Als Erklärung für die durchwachsenen Ergebnisse der heimischen Schüler wurde oft darauf verweisen, dass die österreichischen Schüler im Vergleich zu den anderen die Testformate weniger gewöhnt sind. Kann man für den Pisa-Test trainieren?
In Deutschland gab es ebenso die Auffassung, dass das schlechte Abschneiden daran lag, dass die Schüler mit den Aufgaben nicht so vertraut waren. Deshalb wurde dort versucht, eine Gruppe auf den Test hinzutrainieren, um zu sehen, ob das positive Auswirkungen hat. Die Aufgaben verändern sich aber immer wieder stark. Deshalb konnte man auch keinen Trainingseffekt erzielen. Das ist außerdem nicht Sinn der Sache. Das würde heißen, wir wollen bei dem Wettbewerb gewinnen, aber wir betrügen.
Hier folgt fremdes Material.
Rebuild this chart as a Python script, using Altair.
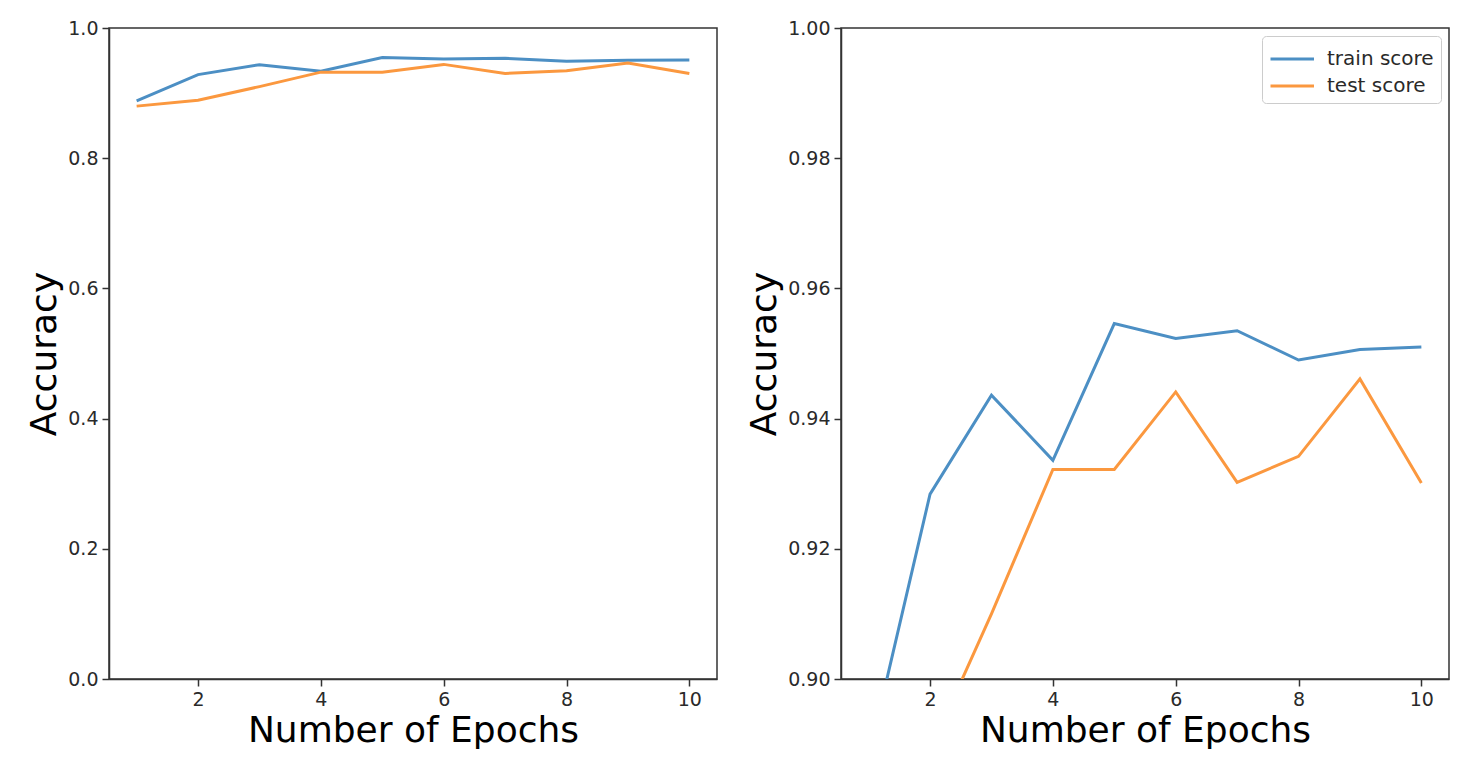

Das ist wie Doping.
Die Frage ist, ob die anderen gedopt an den Start gehen.
Mir soll es ja nicht darum gehen, dass ich besser bin als andere, sondern darum, dass ich etwas verstanden habe. Und wir wollen ein realistisches Bild vom Bildungsstand in Österreich. Pisa wird oft als Olympia missverstanden. Darum geht es nicht.